On 29/06/18 17:20, Jan Pokorný wrote:
> On 29/06/18 10:00 +0100, Christine Caulfield wrote:
>> On 27/06/18 08:35, Salvatore D'angelo wrote:
>>> One thing that I do not understand is that I tried to compare corosync
>>> 2.3.5 (the old version that worked fine) and 2.4.4 to understand
>>> differences but I haven’t found anything related to the piece of code
>>> that affects the issue. The quorum tool.c and cfg.c are almost the same.
>>> Probably the issue is somewhere else.
>>>
>>
>> This might be asking a bit much, but would it be possible to try this
>> using Virtual Machines rather than Docker images?
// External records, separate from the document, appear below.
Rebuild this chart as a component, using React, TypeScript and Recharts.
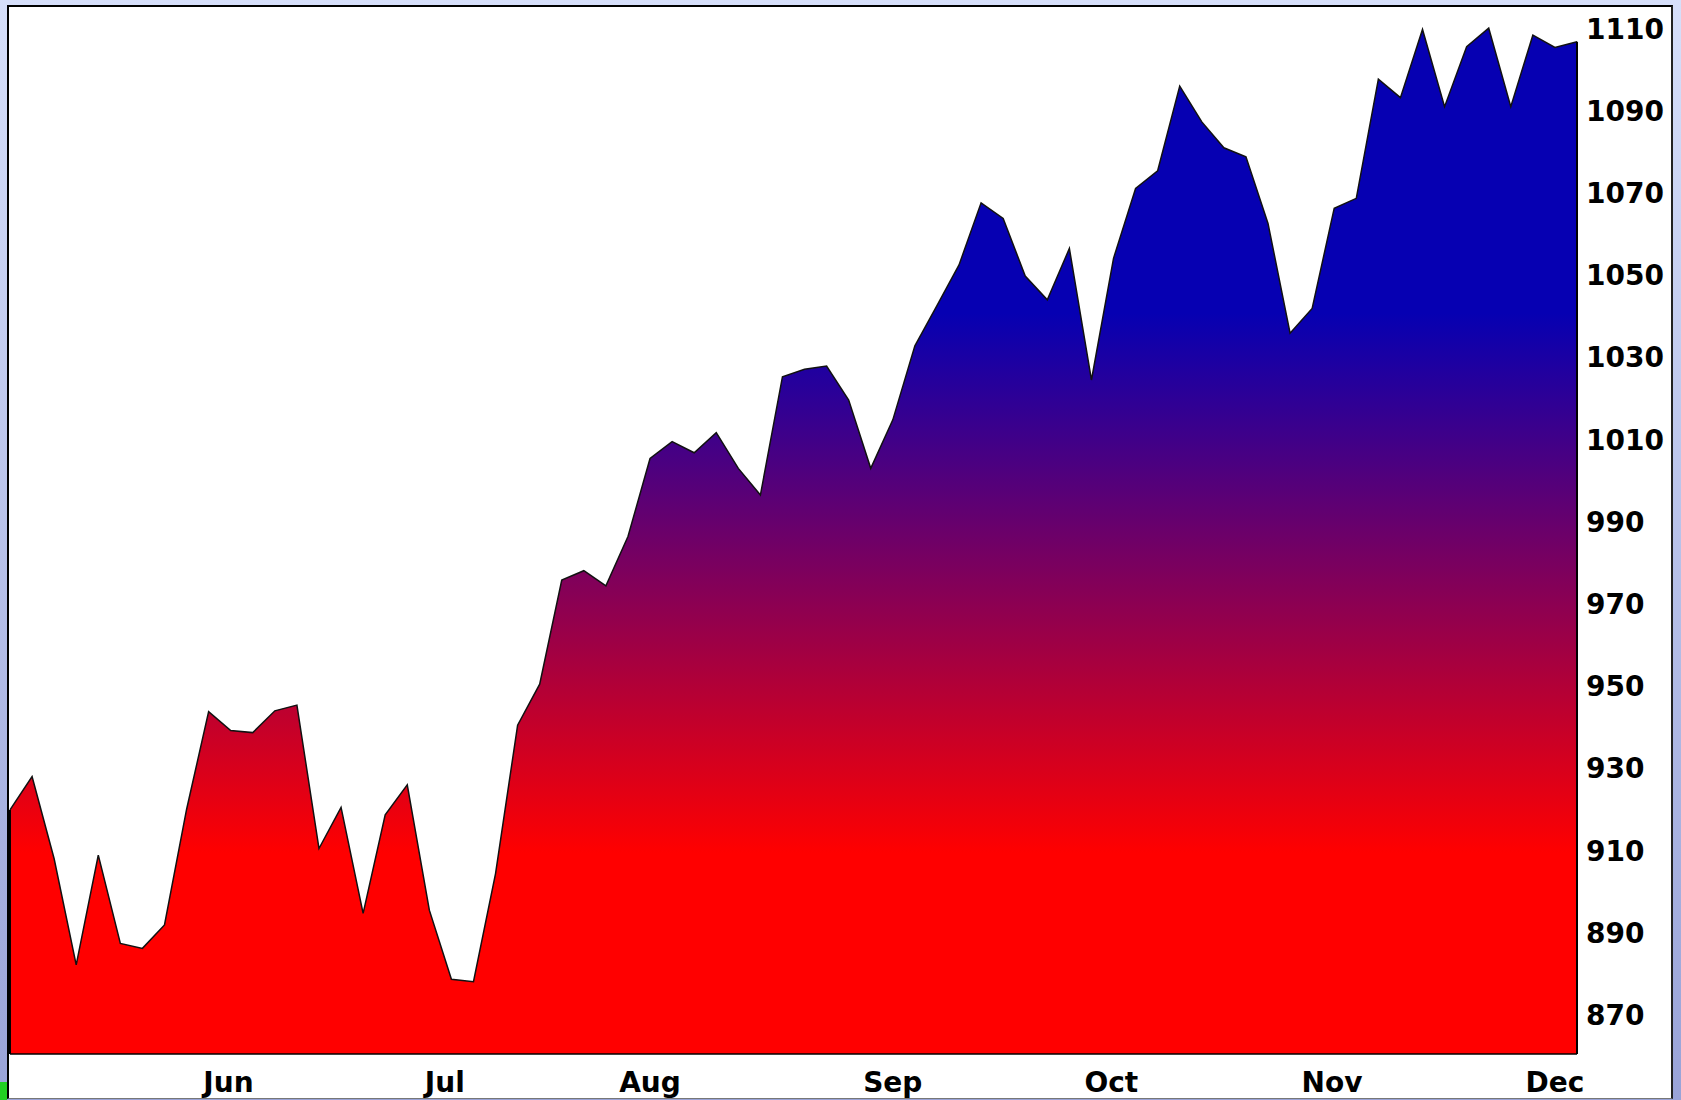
import { AreaChart, Area, XAxis, YAxis, ReferenceLine } from "recharts";

// closing values, one point every ~2 trading days, mid-May to early Dec
const values: number[] = [
  919.9, 928, 908, 882.2, 908.9, 887.4, 886.2, 891.9, 920, 943.8,
  939.2, 938.7, 944, 945.4, 910.5, 920.5, 894.7, 918.7, 926, 895.5,
  878.7, 878.1, 904.4, 940.5, 950.5, 975.8, 978.1, 974.4, 986.4, 1005.4,
  1009.5, 1006.8, 1011.7, 1003, 996.5, 1025.3, 1027.1, 1027.9, 1019.6, 1003,
  1014.8, 1032.8, 1042.6, 1052.5, 1067.6, 1063.8, 1049.8, 1044, 1056.5, 1024.5,
  1054.1, 1071.1, 1075.4, 1096, 1087.3, 1081, 1078.8, 1062.6, 1035.9, 1041.9,
  1066.3, 1068.7, 1097.7, 1093.2, 1109.8, 1091, 1105.6, 1110.1, 1091, 1108.4,
  1105.4, 1106.8,
];

// where each month begins, in point index units
const monthTicks: number[] = [9.9, 19.7, 29, 40, 49.9, 59.9, 70];
const monthLabels: string[] = ["Jun", "Jul", "Aug", "Sep", "Oct", "Nov", "Dec"];

const priceTicks: number[] = [
  870, 890, 910, 930, 950, 970, 990, 1010, 1030, 1050, 1070, 1090, 1110,
];
const priceDomain: [number, number] = [860.5, 1115.5];

const data = values.map((v, i) => ({ i, v }));

const tickStyle = {
  fontFamily: "DejaVu Sans",
  fontWeight: 700,
  fontSize: 28,
  fill: "#000",
};

function monthLabel(t: number) {
  const k = monthTicks.indexOf(t);
  return k >= 0 ? monthLabels[k] : "";
}

export default function App() {
  const last = values.length - 1;
  return (
    <div
      style={{
        position: "fixed",
        left: 0,
        top: 0,
        width: 1681,
        height: 1100,
        overflow: "hidden",
        background: "linear-gradient(#d6dffa, #99a3d8)",
      }}
    >
      <div
        style={{
          position: "absolute",
          left: 7,
          top: 5,
          width: 1666,
          height: 1094,
          boxSizing: "border-box",
          background: "#fff",
          borderTop: "2px solid #000",
          borderLeft: "2px solid #000",
          borderRight: "2px solid #222",
          borderBottom: "1px solid #777",
        }}
      />
      <div
        style={{
          position: "absolute",
          left: 0,
          top: 1082,
          width: 7,
          height: 18,
          background: "#22d022",
        }}
      />
      <div style={{ position: "absolute", left: 0, top: 0 }}>
        <AreaChart
          width={1681}
          height={1100}
          data={data}
          margin={{ top: 6, right: 0, left: 10, bottom: 0 }}
        >
          <defs>
            <linearGradient id="priceFill" x1="0" y1="0" x2="0" y2="1">
              <stop offset="0" stopColor="#0600b2" />
              <stop offset="0.278" stopColor="#0600b2" />
              <stop offset="0.804" stopColor="#ff0000" />
              <stop offset="1" stopColor="#ff0000" />
            </linearGradient>
          </defs>
          <XAxis
            dataKey="i"
            type="number"
            domain={[0, last]}
            ticks={monthTicks}
            interval={0}
            tickFormatter={monthLabel}
            tick={tickStyle}
            tickLine={false}
            tickSize={6}
            tickMargin={12}
            axisLine={{ stroke: "#000", strokeWidth: 1.5 }}
            height={46}
          />
          <YAxis
            orientation="right"
            type="number"
            domain={priceDomain}
            ticks={priceTicks}
            interval={0}
            tick={tickStyle}
            tickLine={false}
            axisLine={false}
            tickSize={6}
            tickMargin={3}
            width={104}
          />
          <Area
            type="linear"
            dataKey="v"
            stroke="#111"
            strokeWidth={1.5}
            fill="url(#priceFill)"
            fillOpacity={1}
            dot={false}
            activeDot={false}
            isAnimationActive={false}
          />
          <ReferenceLine
            segment={[
              { x: 0, y: priceDomain[0] },
              { x: 0, y: values[0] },
            ]}
            stroke="#000"
            strokeWidth={2}
          />
          <ReferenceLine
            segment={[
              { x: last, y: priceDomain[0] },
              { x: last, y: values[last] },
            ]}
            stroke="#000"
            strokeWidth={2}
          />
        </AreaChart>
      </div>
    </div>
  );
}
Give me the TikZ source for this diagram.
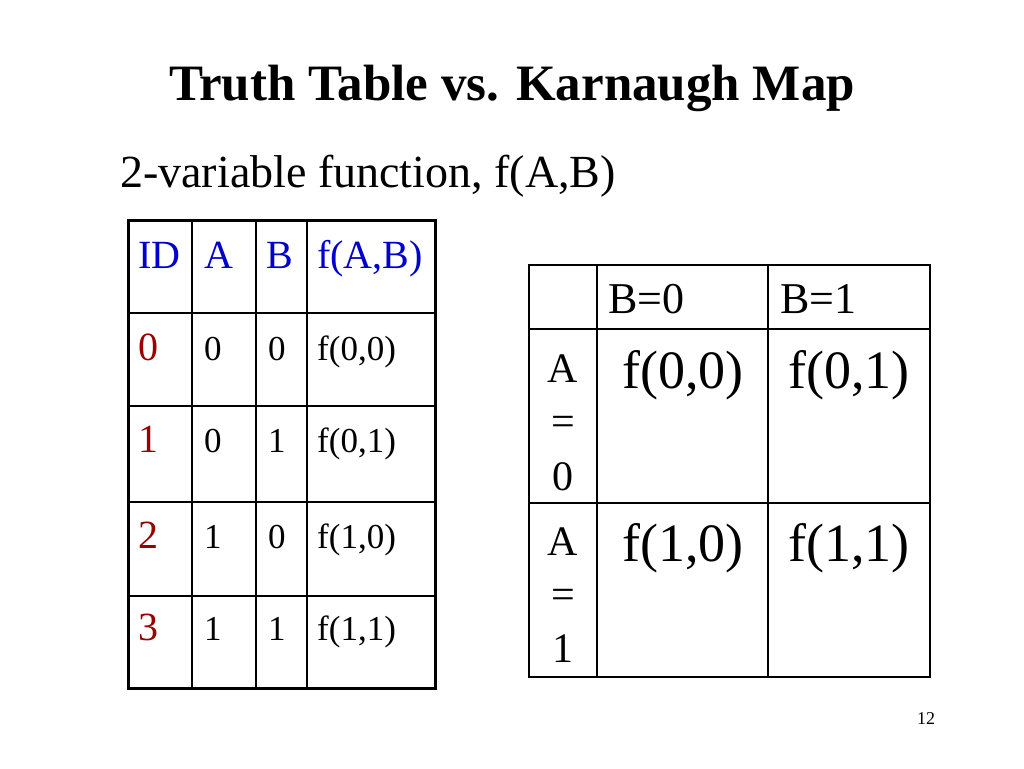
\documentclass[tikz,border=0pt]{standalone}
\usepackage{fontspec}
\setmainfont{Liberation Serif}
\begin{document}
\begin{tikzpicture}[x=1pt,y=-1pt,
  thin line/.style={line width=1.5pt},
  thick line/.style={line width=3pt},
  cell/.style={anchor=base west,inner sep=0pt,font=\fontsize{40}{40}\selectfont},
  small/.style={anchor=base west,inner sep=0pt,font=\fontsize{35}{35}\selectfont},
  big/.style={anchor=base west,inner sep=0pt,font=\fontsize{54}{54}\selectfont},
  mid/.style={anchor=base,inner sep=0pt,font=\fontsize{42}{42}\selectfont},
  hdr/.style={cell,text=blue!80!black},
  idc/.style={cell,text=red!60!black}]
\useasboundingbox[fill=white] (0,0) rectangle (1024,768);
\node[anchor=base,inner sep=0pt,font=\fontsize{51}{51}\selectfont\bfseries] (title) at (512,100) {Truth Table vs. Karnaugh Map};
\node[anchor=base west,inner sep=0pt,font=\fontsize{46}{46}\selectfont] (sub) at (120,187) {2-variable function, f(A,B)};
% left table
\foreach \y in {313,406,502,596} \draw[thin line] (128,\y) -- (435,\y);
\foreach \x in {192,256,307} \draw[thin line] (\x,220) -- (\x,688);
\draw[thick line] (128,220) rectangle (435,688);
\node[hdr] (h1) at (138,268) {ID};
\node[hdr] (h2) at (204,268) {A};
\node[hdr] (h3) at (266,268) {B};
\node[hdr] (h4) at (317,268) {f(A,B)};
\foreach \i/\a/\b/\yy in {0/0/0/360,1/0/1/452,2/1/0/548,3/1/1/640}{
  \node[idc] (id\i) at (138,\yy) {\i};
  \node[small] (a\i) at (204,\yy) {\a};
  \node[small] (b\i) at (268,\yy) {\b};
  \node[small] (f\i) at (317,\yy) {f(\a,\b)};
}
% K-map
\draw[thin line] (529,265) rectangle (930,677);
\draw[thin line] (529,329) -- (930,329);
\draw[thin line] (529,503) -- (930,503);
\draw[thin line] (597,265) -- (597,677);
\draw[thin line] (768,265) -- (768,677);
\node[cell,font=\fontsize{44}{44}\selectfont] (b0) at (608,313) {B=0};
\node[cell,font=\fontsize{44}{44}\selectfont] (b1) at (780,313) {B=1};
\node[mid] (ra1) at (563,382) {A};
\node[mid] (ra2) at (563,435) {=};
\node[mid] (ra3) at (563,490) {0};
\node[mid] (rb1) at (563,555) {A};
\node[mid] (rb2) at (563,608) {=};
\node[mid] (rb3) at (563,662) {1};
\node[big] (k00) at (622,388) {f(0,0)};
\node[big] (k01) at (788,388) {f(0,1)};
\node[big] (k10) at (622,561) {f(1,0)};
\node[big] (k11) at (788,561) {f(1,1)};
\node[anchor=base,inner sep=0pt,font=\fontsize{18}{18}\selectfont] (pg) at (926,724) {12};
\end{tikzpicture}
\end{document}
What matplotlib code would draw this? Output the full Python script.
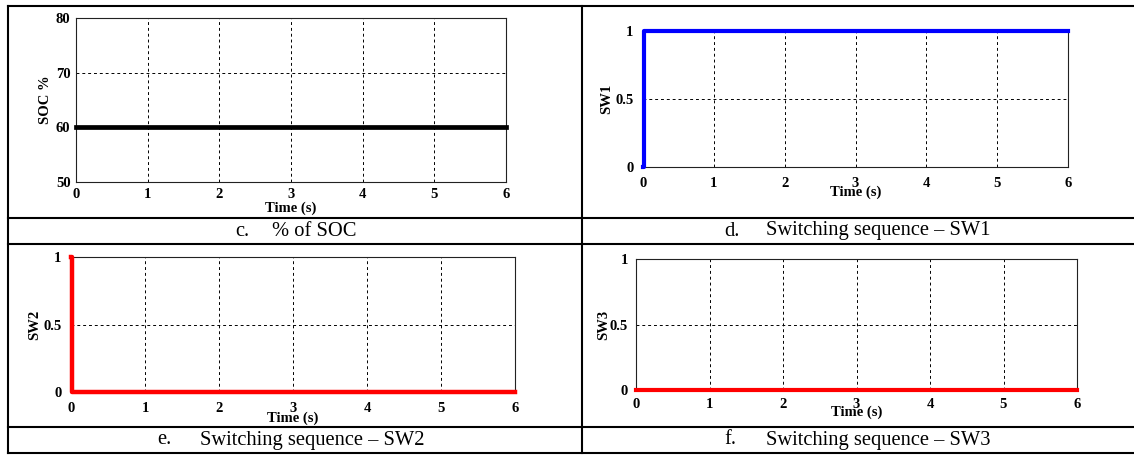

That would at least
>> eliminate a lot of complex variables.
> 
> Salvatore, you can ignore the part below, try following the "--shm"
> advice in other part of this thread.  Also the previous suggestion
> to compile corosync with --small-memory-footprint may be of help,
> but comes with other costs (expect lower throughput).
> 
> 
> Chrissie, I have a plausible explanation and if it's true, then the
> same will be reproduced wherever /dev/shm is small enough.
> 
> If I am right, then the offending commit is
> https://github.com/corosync/corosync/commit/238e2e62d8b960e7c10bfa0a8281d78ec99f3a26
> (present since 2.4.3), and while it arranges things for the better
> in the context of prioritized, low jitter process, it all of
> a sudden prevents as-you-need memory acquisition from the system,
> meaning that the memory consumption constraints are checked immediately
> when the memory is claimed (as it must fit into dedicated physical
> memory in full).  Hence this impact we likely never realized may
> be perceived as a sort of a regression.
> 
> Since we can calculate the approximate requirements statically, might
> be worthy to add something like README.requirements, detailing how much
> space will be occupied for typical configurations at minimum, e.g.:
> 
> - standard + --small-memory-footprint configuration
> - 2 + 3 + X nodes (5?)
> - without any service on top + teamed with qnetd + teamed with
>   pacemaker atop (including just IPC channels between pacemaker
>   daemons and corosync's CPG service, indeed)
> 

That is possible explanation I suppose, yes.it's not something we can
sensibly revert because it was already fixing another regression!

I like the idea of documenting the /dev/shm requrements - that would
certainly help with other people using containers - Salvatore mentioned
earlier that there was nothing to guide him about the size needed. I'll
raise an issue in github to cover it. Your input on how to do it for
containers would also be helpful.

Chrissie